Yet again, Europe is getting out of kilter over aircraft noise - and yet again it is doing so to the detriment of its credibility. This time, it is the European Civil Aviation Conference (ECAC) which is trying to drag the European legislative process into disrepute, by formulating rules which would limit the use of Chapter 2 aircraft which have been modified to satisfy the quieter Chapter 3 requirements, to the point where they would effectively be banned.

Any operator which has already hushkitted, or is hushkitting, a Chapter 2 aircraft to Stage 3 compliancy in the expectation of extending that aircraft's life in Europe beyond the end of 1999 would rightly feel aggrieved by this. The rules as they exist make no mention of subdivisions within Chapters of noise compliancy: a Chapter 3 aircraft is a Chapter 3 aircraft, no matter what its history.

As the ECAC and the European Commission (EC) would have it, however, a Chapter 3 aircraft which used to be a Chapter 2 aircraft would still be regarded as a Chapter 2 machine, with a few dispensations. It would be like a convicted criminal who has served his sentence, but who still carries the stigma of the crime. Such an aircraft would have a massively reduced market value, both inside and outside the European Union, probably to the point where the operator would never be able to recoup the cost of the hushkitting. (Once the rules are re-written to create this new sub-species of Chapter 3, it will be even easier to extend the discrimination against these apparently marginal Chapter 3 aircraft into operating-hours restrictions and the like, making them even less attractive.)

Nobody wants airlines to operate aircraft which are noisier than they need to be - least of all the airlines themselves. There is enough hassle attached to running an airline in Europe already, without having to cope with being singled out for special attention by noise protesters and legislators. Neither, however, do most people want to pay extra for the services which these noisier (but still legally noisier) aircraft provide. Most of them are used on either freight/parcels services or on low-fare passenger services.

Freight and parcels aircraft, in general, have very low utilisation rates (though much of that utilisation is in the most noise-sensitive period, at night) which would make the use of quiet new aircraft prohibitively expensive. Those freight and parcels services perform a vital role within Europe, however - a function on which ECAC and EC bureaucrats depend as much as anybody else for distributing their tonnes of documentation. The EC also depends on the low-cost start-up carriers for the implementation of its policies. It is not the inefficient, high-cost-base, subsidised state-owned airlines of Europe with their expensive modern aircraft which are advancing the EC's deregulation dreams, but the start-ups using older-generation equipment.

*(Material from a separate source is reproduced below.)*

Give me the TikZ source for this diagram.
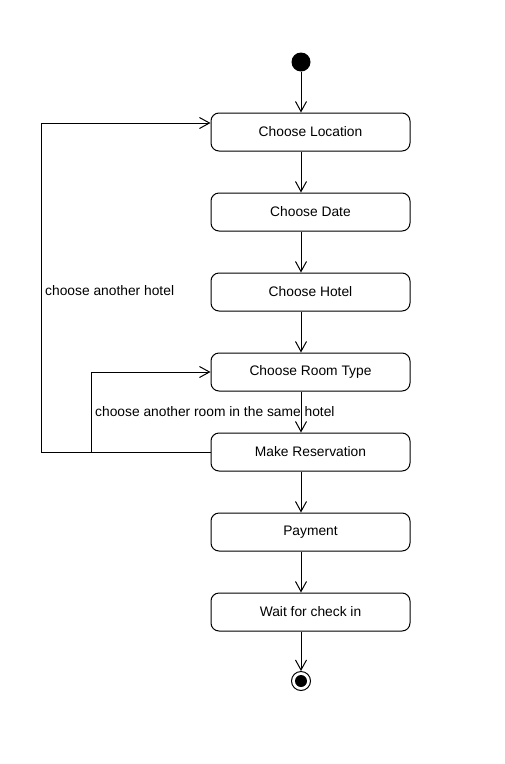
\documentclass[tikz,border=0pt]{standalone}
\usepackage{fontspec}
\setmainfont{Liberation Sans}
\usetikzlibrary{arrows.meta}
\begin{document}
\begin{tikzpicture}[x=1pt,y=-1pt,
  act/.style={draw,line width=1pt,rounded corners=8pt,minimum width=199pt,minimum height=38pt,inner sep=0pt,font=\fontsize{13.8}{16}\selectfont},
  flow/.style={line width=1pt,-{Straight Barb[length=10pt,width=11pt,line width=1pt]}},
  guard/.style={anchor=west,inner sep=0pt,font=\fontsize{13.8}{16}\selectfont}]

\useasboundingbox (0,0) rectangle (504,764);

\node[circle,fill=black,minimum size=19pt,inner sep=0pt] (start) at (301, 62) {};

\node[act] (loc) at (310.5, 132) {Choose Location};
\node[act] (date) at (310.5, 212) {Choose Date};
\node[act] (hotel) at (310.5, 292) {Choose Hotel};
\node[act] (room) at (310.5, 372) {Choose Room Type};
\node[act] (resv) at (310.5, 452) {Make Reservation};
\node[act] (pay) at (310.5, 532) {Payment};
\node[act] (wait) at (310.5, 612) {Wait for check in};

\node[circle,draw,line width=1pt,minimum size=19pt,inner sep=0pt] (stop) at (301, 681) {};
\node[circle,fill=black,minimum size=12pt,inner sep=0pt] at (stop) {};

\draw[flow] (start) -- (loc.north -| start);
\draw[flow] (loc.south -| start) -- (date.north -| start);
\draw[flow] (date.south -| start) -- (hotel.north -| start);
\draw[flow] (hotel.south -| start) -- (room.north -| start);
\draw[flow] (room.south -| start) -- (resv.north -| start);
\draw[flow] (resv.south -| start) -- (pay.north -| start);
\draw[flow] (pay.south -| start) -- (wait.north -| start);
\draw[flow] (wait.south -| start) -- (stop);

\coordinate (back1) at (41.5, 123);
\coordinate (back2) at (91.5, 452);

\draw[flow] (resv.west) -| (back1) -- (back1 -| loc.west);
\draw[flow] (back2) |- (room.west);

\node[guard] (g1) at (45, 291) {choose another hotel};
\node[guard] (g2) at (95, 412) {choose another room in the same hotel};

\end{tikzpicture}
\end{document}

Again, none of those airlines has a deep-seated attachment to running these old aircraft but, equally, few of them can afford to create new niches on the back of the high costs of owning new equipment. If the EC wants to foster extra competition on European routes to drive down what it claims are too-high fares, it must accept that the competition will be noisier than the ideal, at least while the start-ups establish themselves to the point of being able to justify acquiring new equipment.

There is a very real need to reduce the environmental impact of aviation, but that will be best achieved with the co-operation of the industry, not through alienating it. The aim of getting the entire European fleet to full Chapter 3 compliancy (and then on to a future Chapter 4) is a laudable one, but it will not be served well by the retrospective introduction of bad new rules.

The old aircraft which have been converted (and would have been, but for this untimely intervention) comprise a small and ever-diminishing part of the European fleet. They contribute an even smaller proportion of the combined absolute noise of European aviation, because of their generally low utilisation. They would have naturally faded away over the next few years without the ECAC's attempt at retrospectivity. Moving against those who have complied with the rules will do nothing except bring the whole process into deserved ill-repute.